Jihadismo, esperti di intelligence: “l’Occidente non sta vincendo”
Nella lotta allo Jihadismo, l’Occidente non sta avendo la meglio. Come riporta l’Harvard Gazette. Infatti, alcuni esperti di intelligence sono convinti che quanto si stia già facendo non basti per fronteggiare i sostenitori della “guerra santa” contro gli “infedeli”.
Secondo l’ex direttore della Cia Michael Morrell, infatti, quella che sta vedendo contrapposti l’Occidente e le frange più estremiste dell’Islam è una guerra che riguarderà anche le generazioni future. “Credo che la generazione dei miei figli e dei miei nipoti combatterà ancora questa guerra”, ha spiegato l’ex numero uno dell’intelligence d’Oltreoceano ad un incontro organizzato dalla Harvard Kennedy School.
Anche Tamir Pardo, ex capo del Mossad – l’intelligence israeliana – “siamo in una sorta di Terza guerra mondiale”. Secondo l’ex numero uno dei servizi segreti di Gerusalemme “non è sufficiente eliminare questi terroristi” e tanto meno tentare di prevenire gli attentati tanto in Israele quanto in Europa.
Jihadismo: la lotta riguarderà le generazioni future
Per Morrell sono state tre le concause dello jihadismo: la crescita dell’estremismo islamico, il fallimento dei governi arabi (con la sola eccezione degli Emirati Arabi Uniti e di Israele) nell’affrontare il problema sotto un aspetto economico, politico e sociale e il tentativo dell’Iran sciita di imporre il proprio predominio sulla parte della penisola araba dichiaratamente sunnita.
Anche Pardo ritiene che ci sia la necessità di affrontare di petto il problema secondo un approccio politico ed economico. Per l’ex capo del Mossad, infatti, la guerra in Siria sarà “molto peggio” se non si tentano di risolvere quegli aspetti socio-economici come la mancanza di cibo, istruzione e sanità, su cui fa perno l’estremismo religioso. Il problema, poi, non si lega tanto alla stabilità politica quanto all’indebolimento sotto il profilo militare di Iraq e Siria.
Secondo Morrell, infatti, l’aspetto peggiore della destituzione di Saddam Hussein è stato quello di distruggere l’apparato militare di Baghdad.
Tanto Morrell quanto Pardo, poi, ritengono che la crescita dello jihadismo non sia tanto da attribuire alla causa dello Stato palestinese. Gerusalemme, infatti, non teme, da questo punto di vista, il rischio di invasioni da parte dei gruppi terroristici.

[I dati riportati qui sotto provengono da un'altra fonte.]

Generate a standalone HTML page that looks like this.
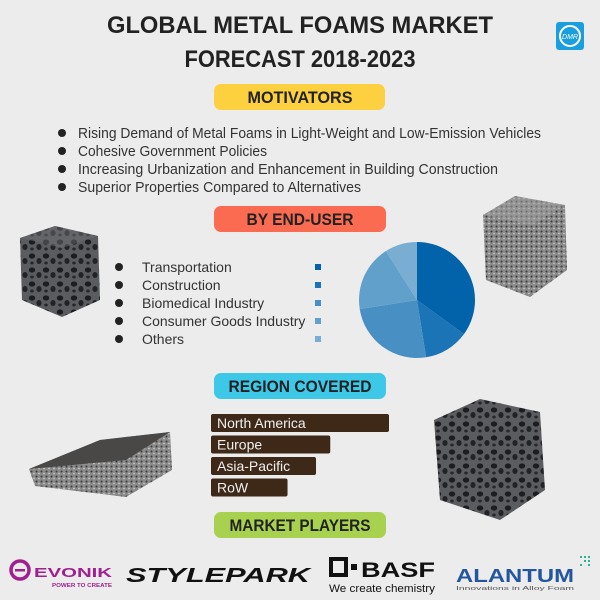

Piuttosto, i due esperti pensano che sia necessario dover prestare maggiori attenzioni ai comportamenti dell’Iran, che l’Occidente potrebbe mettere in secondo piano, premendo di più sulla lotta al terrorismo. Entrambi, infatti, non vedono di buon occhio il sostegno che Teheran presta ad alcuni gruppi di insorti regionali. Pardo, in particolare, ritiene di non essere sicuro “che non tenteranno di fare qualcosa di stupido nei prossimo anni”, giudicando un “errore” aver consentito all’Iran il sostegno ai ribelli nello Yemen.